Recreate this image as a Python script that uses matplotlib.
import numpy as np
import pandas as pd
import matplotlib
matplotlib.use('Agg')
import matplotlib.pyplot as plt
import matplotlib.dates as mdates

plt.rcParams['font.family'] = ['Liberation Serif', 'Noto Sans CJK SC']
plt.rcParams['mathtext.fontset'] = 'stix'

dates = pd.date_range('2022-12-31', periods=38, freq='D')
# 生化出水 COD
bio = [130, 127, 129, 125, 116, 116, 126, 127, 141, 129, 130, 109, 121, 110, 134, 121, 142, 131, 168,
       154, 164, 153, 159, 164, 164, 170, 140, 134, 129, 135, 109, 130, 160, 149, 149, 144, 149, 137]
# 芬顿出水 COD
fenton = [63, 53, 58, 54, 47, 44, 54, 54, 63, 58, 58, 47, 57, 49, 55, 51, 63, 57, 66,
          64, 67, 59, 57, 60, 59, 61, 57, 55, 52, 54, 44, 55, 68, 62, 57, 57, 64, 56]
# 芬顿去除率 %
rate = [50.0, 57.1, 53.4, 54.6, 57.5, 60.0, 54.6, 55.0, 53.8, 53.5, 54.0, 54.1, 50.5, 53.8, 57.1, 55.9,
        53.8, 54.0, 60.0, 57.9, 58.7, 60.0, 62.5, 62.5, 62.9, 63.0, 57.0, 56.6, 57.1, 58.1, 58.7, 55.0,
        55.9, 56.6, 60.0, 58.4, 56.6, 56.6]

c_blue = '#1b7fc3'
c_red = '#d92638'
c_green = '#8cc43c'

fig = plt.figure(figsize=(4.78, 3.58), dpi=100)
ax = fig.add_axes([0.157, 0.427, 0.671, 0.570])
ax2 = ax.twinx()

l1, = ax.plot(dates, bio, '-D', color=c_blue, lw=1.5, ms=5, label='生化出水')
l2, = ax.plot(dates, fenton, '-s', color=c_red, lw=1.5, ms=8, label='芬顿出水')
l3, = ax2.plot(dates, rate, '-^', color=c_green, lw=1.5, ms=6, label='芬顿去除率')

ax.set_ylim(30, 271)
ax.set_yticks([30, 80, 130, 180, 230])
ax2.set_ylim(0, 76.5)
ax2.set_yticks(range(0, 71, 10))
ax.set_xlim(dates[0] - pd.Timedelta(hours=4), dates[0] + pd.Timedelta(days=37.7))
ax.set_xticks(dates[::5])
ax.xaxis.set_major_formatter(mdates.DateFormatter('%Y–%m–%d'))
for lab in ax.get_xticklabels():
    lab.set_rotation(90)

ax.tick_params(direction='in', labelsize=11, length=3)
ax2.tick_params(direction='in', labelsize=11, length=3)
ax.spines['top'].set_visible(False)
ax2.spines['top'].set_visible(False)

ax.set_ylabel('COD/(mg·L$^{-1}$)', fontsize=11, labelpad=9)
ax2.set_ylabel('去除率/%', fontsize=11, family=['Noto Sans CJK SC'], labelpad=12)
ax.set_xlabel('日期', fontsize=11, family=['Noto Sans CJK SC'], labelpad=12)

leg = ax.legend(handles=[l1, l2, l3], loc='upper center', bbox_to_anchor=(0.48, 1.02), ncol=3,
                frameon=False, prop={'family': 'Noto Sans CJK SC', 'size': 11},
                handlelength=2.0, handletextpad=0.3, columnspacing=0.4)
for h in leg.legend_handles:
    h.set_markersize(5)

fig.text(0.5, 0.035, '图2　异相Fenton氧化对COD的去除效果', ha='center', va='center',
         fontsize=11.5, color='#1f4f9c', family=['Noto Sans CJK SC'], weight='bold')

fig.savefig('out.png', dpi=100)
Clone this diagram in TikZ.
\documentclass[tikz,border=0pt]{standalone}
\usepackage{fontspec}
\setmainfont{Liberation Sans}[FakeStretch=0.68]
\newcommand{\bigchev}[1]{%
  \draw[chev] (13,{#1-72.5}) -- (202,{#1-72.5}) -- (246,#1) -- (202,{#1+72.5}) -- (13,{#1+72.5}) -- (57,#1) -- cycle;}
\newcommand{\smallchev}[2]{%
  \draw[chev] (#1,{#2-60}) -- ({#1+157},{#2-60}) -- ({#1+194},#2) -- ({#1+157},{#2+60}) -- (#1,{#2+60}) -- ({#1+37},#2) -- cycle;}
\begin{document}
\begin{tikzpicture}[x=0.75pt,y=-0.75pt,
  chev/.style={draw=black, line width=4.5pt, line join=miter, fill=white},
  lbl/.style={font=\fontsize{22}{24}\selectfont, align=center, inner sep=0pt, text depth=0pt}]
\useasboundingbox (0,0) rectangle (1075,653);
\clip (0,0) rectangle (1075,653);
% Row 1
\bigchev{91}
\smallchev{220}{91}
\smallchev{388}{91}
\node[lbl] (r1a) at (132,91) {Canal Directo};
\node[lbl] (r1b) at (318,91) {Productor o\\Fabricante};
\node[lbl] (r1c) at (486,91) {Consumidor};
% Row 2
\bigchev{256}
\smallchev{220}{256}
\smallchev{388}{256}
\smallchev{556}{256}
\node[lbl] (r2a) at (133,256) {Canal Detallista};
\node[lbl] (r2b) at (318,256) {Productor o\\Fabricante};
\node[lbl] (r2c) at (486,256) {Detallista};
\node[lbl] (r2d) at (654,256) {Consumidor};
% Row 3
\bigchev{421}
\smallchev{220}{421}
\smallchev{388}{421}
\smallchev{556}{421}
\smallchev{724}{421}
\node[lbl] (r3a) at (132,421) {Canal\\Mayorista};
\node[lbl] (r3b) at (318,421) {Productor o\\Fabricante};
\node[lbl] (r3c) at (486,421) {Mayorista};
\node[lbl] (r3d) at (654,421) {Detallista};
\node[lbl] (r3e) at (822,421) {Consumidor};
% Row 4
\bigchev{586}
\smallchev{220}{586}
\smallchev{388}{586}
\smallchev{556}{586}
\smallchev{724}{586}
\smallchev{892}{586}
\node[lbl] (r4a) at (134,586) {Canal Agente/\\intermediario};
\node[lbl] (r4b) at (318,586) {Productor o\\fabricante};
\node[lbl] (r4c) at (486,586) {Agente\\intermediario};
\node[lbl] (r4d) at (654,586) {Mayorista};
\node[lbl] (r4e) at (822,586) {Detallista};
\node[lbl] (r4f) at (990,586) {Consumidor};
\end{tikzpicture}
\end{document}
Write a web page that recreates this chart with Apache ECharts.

┄┄┄┄┄┄

:: PROBLEM REQUIREMENTS ::
Your answer consists solely of the lines from the top of the records above through the line that contains "plt.rcParams['mathtext.fontset'] = 'stix'", each echoed exactly.

:: SOLVED PROBLEM ::
Recreate this image as a Python script that uses matplotlib.
import numpy as np
import pandas as pd
import matplotlib
matplotlib.use('Agg')
import matplotlib.pyplot as plt
import matplotlib.dates as mdates

plt.rcParams['font.family'] = ['Liberation Serif', 'Noto Sans CJK SC']
plt.rcParams['mathtext.fontset'] = 'stix'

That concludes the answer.